**RAW DATA**
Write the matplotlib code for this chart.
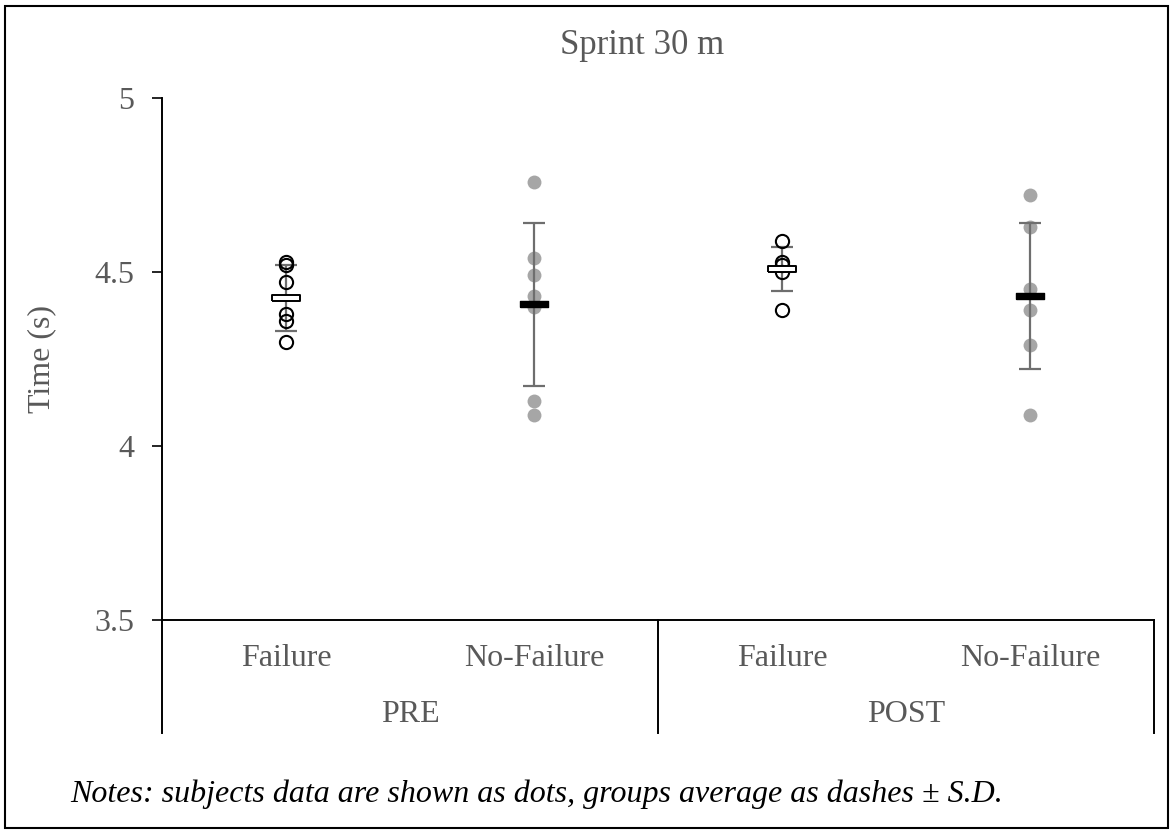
import numpy as np
import matplotlib
matplotlib.use('Agg')
import matplotlib.pyplot as plt
import matplotlib.transforms as mtransforms
from matplotlib.patches import Rectangle

plt.rcParams['font.family'] = ['Liberation Serif', 'DejaVu Serif']

# data
groups = ['PRE', 'POST']
conditions = ['Failure', 'No-Failure', 'Failure', 'No-Failure']
pre_failure = [4.53, 4.52, 4.47, 4.38, 4.36, 4.30]
pre_nofailure = [4.76, 4.54, 4.49, 4.43, 4.40, 4.13, 4.09]
post_failure = [4.59, 4.53, 4.52, 4.50, 4.39]
post_nofailure = [4.72, 4.63, 4.45, 4.39, 4.29, 4.09]
means = [4.425, 4.407, 4.508, 4.430]
sds = [0.095, 0.235, 0.063, 0.210]

subjects = [pre_failure, pre_nofailure, post_failure, post_nofailure]
is_failure = [True, False, True, False]

W, H = 1173, 834
fig = plt.figure(figsize=(W / 100, H / 100), dpi=100)
ax = fig.add_axes([162 / W, 1 - 620 / H, (1154 - 162) / W, (620 - 98) / H])

txt = '#595959'
fs = 23
dash = [(-1, -0.25), (1, -0.25), (1, 0.25), (-1, 0.25), (-1, -0.25)]

for i, vals in enumerate(subjects):
    x = np.full(len(vals), i)
    if is_failure[i]:
        ax.plot(x, vals, 'o', ms=9.5, mfc='none', mec='black', mew=1.5, zorder=4)
    else:
        ax.plot(x, vals, 'o', ms=10, mfc='#a6a6a6', mec='none', zorder=2)
    ax.errorbar(i, means[i], yerr=sds[i], fmt='none', ecolor='#6e6e6e',
                elinewidth=1.6, capsize=8, capthick=1.6, zorder=3)
    if is_failure[i]:
        ax.plot(i, means[i], marker=dash, ms=20, mfc='white', mec='black', mew=1.4, zorder=5)
    else:
        ax.plot(i, means[i], marker=dash, ms=20, mfc='black', mec='black', mew=1.0, zorder=5)

ax.set_xlim(-0.5, 3.5)
ax.set_ylim(3.5, 5)
ax.set_yticks([3.5, 4, 4.5, 5])
ax.set_yticklabels(['3.5', '4', '4.5', '5'])
ax.tick_params(axis='y', length=7, width=1.2, color='black', labelcolor=txt,
               labelsize=fs, pad=13)
ax.set_xticks([])
for s in ['top', 'right']:
    ax.spines[s].set_visible(False)
for s in ['left', 'bottom']:
    ax.spines[s].set_color('black')
    ax.spines[s].set_linewidth(1.4)

# category box lines below the axis
trans = mtransforms.blended_transform_factory(ax.transData, ax.transAxes)
low = -(733 - 620) / (620 - 98)
for xs in [-0.5, 1.5, 3.5]:
    ax.plot([xs, xs], [0, low], color='black', lw=1.4, transform=trans, clip_on=False)

row1 = -(658 - 620) / (620 - 98)
row2 = -(715 - 620) / (620 - 98)
for i, c in enumerate(conditions):
    ax.text(i, row1, c, transform=trans, ha='center', va='center', fontsize=fs, color=txt)
for j, g in enumerate(groups):
    ax.text(2 * j + 0.5, row2, g, transform=trans, ha='center', va='center', fontsize=fs, color=txt)

fig.text(642 / W, 1 - 45 / H, 'Sprint 30 m', ha='center', va='center', fontsize=25, color=txt)
fig.text(42 / W, 1 - 359 / H, 'Time (s)', ha='center', va='center', rotation=90,
         fontsize=fs, color=txt)
fig.text(70 / W, 1 - 794 / H, 'Notes: subjects data are shown as dots, groups average as dashes \u00b1 S.D.',
         ha='left', va='center', fontsize=fs, style='italic', color='black')

fig.add_artist(Rectangle((5 / W, 6 / H), (1168 - 5) / W, (828 - 6) / H, fill=False,
                         lw=1.5, edgecolor='black', transform=fig.transFigure))

fig.savefig('out.png', dpi=100)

**YOUR GOAL**
Restate the data word for word from its first line through the line with "plt.rcParams['font.family'] = ['Liberation", leaving out any picture along the way.

**RESPONSE TO THE EXERCISE**
Write the matplotlib code for this chart.
import numpy as np
import matplotlib
matplotlib.use('Agg')
import matplotlib.pyplot as plt
import matplotlib.transforms as mtransforms
from matplotlib.patches import Rectangle

plt.rcParams['font.family'] = ['Liberation Serif', 'DejaVu Serif']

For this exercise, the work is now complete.